4. A utilização de escalas com pontos "neutros"/"centrais" é uma questão muito discutida. Já apliquei muitos inquéritos com as duas soluções. Receei, no entanto, algo muito comum nos inquéritos em Portugal: a sua utilização como ponto de "refúgio". Mas aceito perfeitamente que se poderia ter pedido respostas numa escala de 0 a 10. Não foi a nossa opção, e não a creio ilegítima.
5. Discordo que não haja problemas "nada graves". "Grave" é um qualificativo pesado. Importa que quem vai responder o possa negar categoricamente.
6. Claro que pode haver dependência entre percepção da gravidade dos problemas e percepção da actuação da Câmara. Se a ordem das perguntas tivesse sido invertida, idem. Idealmente, do ponto de vista meramente descritivo, o ideal teria sido encontrar duas grandes amostras e colocar uma pergunta a uns e outra pergunta a outros. Mas do ponto de vista explicativo, perder a oportunidade de colocar as duas perguntas às mesmas pessoas teria sido um desperdício. Agora, problemas onde a actuação da CML é melhor são vistos como menos graves? Talvez. E é isso função de um erro de medição ou da própria natureza das coisas (problemas mais bem resolvidos tornam-se menos graves). Não sei.
7. Sobre a sujidade, o post que agora comentou é precisamente para explicar por que não me parece um problema "menor".
8. O seu P.S. levanta o problema, a meu ver, mais relevante. Pensei bastante sobre isto. No Barómetro sobre legislativas, a pergunta sobre intenção de voto vem SEMPRE à cabeça, sendo que só de seguida se colocam outras perguntas. Neste caso, optámos por perguntar primeiro sobre problemas por duas razões. Primeiro, era esse, a percepção dos problemas - e não a intenção de voto - o nosso interesse principal, como se depreende até pela estrutura do relatório-síntese. Segundo, pareceu-nos que perguntar intenção de voto "a seco", sem mais, resultaria pior do ponto de vista de alguma capacidade de antecipar o que a campanha vai trazer do que se "tematizássemos" previamente a pergunta. Mas admito perfeitamente que os resultados de intenção de voto teriam sido diferentes se a pergunta tivesse sido colocada a seco. Contudo, repito, esse não era o interesse principal do trabalho. E note como no inquérito sobre o Porto, com exactamente a mesma estrutura, os resultados foram os que foram.
Obrigado, mais uma vez.
Sr. Prof. Pedro Magalhães
Agradeço a forma gentil como comentou as minhas observações de leigo. Fui ler os resultados do inquérito sobre o Porto, de que me chamou a atenção.

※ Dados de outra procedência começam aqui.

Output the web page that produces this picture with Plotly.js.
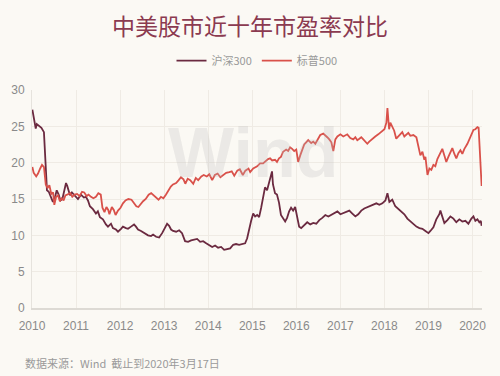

A valorização atribuída à câmara continua a parecer muito dependente da gravidade percepcionada dos problemas, de forma quase paralela aos resultados de Lisboa (figura). Os munícipes do Porto avaliam como de menos gravidade os seus problemas e (em consequência?) são mais condescendentes na avaliação da câmara. Não me parece que, se “a ordem das perguntas tivesse sido invertida”, os resultados tivessem de ser forçosamente idênticos. Não será expectável que problemas como trânsito e criminalidade nas duas cidades sejam mais graves na que tem muito maior número de habitantes e dependam não tanto da actuação da câmara?
A incapacidade revelada de resolver dos problemas de trânsito é a única avaliação que se destaca pela negativa, no Porto, tal como em Lisboa.
Considera Pedro Magalhães como a mais relevante a questão sobre validade de uma sondagem sobre intenções de voto ser antecedida de um inquérito. Salienta que esta sondagem não era “o interesse principal do trabalho”, mas comenta no final “como no inquérito sobre o Porto, com exactamente a mesma estrutura, os resultados foram os que foram.
As intenções de voto nos candidatos às câmaras foram de (1º / 2º posicionados) 30% / 27% e 52% / 29% , respectivamente, em Lisboa e Porto.
Se no Porto tudo parece decidido, em Lisboa é evidente a indecisão. Não serão as respostas dos indecisos as mais voláteis e mais sensíveis a diferentes formulação das questões? Não são nestes indecisos que se focam as campanhas eleitorais?
Agradeço mais uma vez.
PS Questiono-me se a vantagem óbvia do 1º candidato no Porto não terão a ver com muitos outros problemas, muito para além dos tratados no inquérito.
Pedro Magalhães, gostava de o ouvir sobre os possíveis efeitos de uma aliança Costa-Roseta em Lisboa. Obrigado.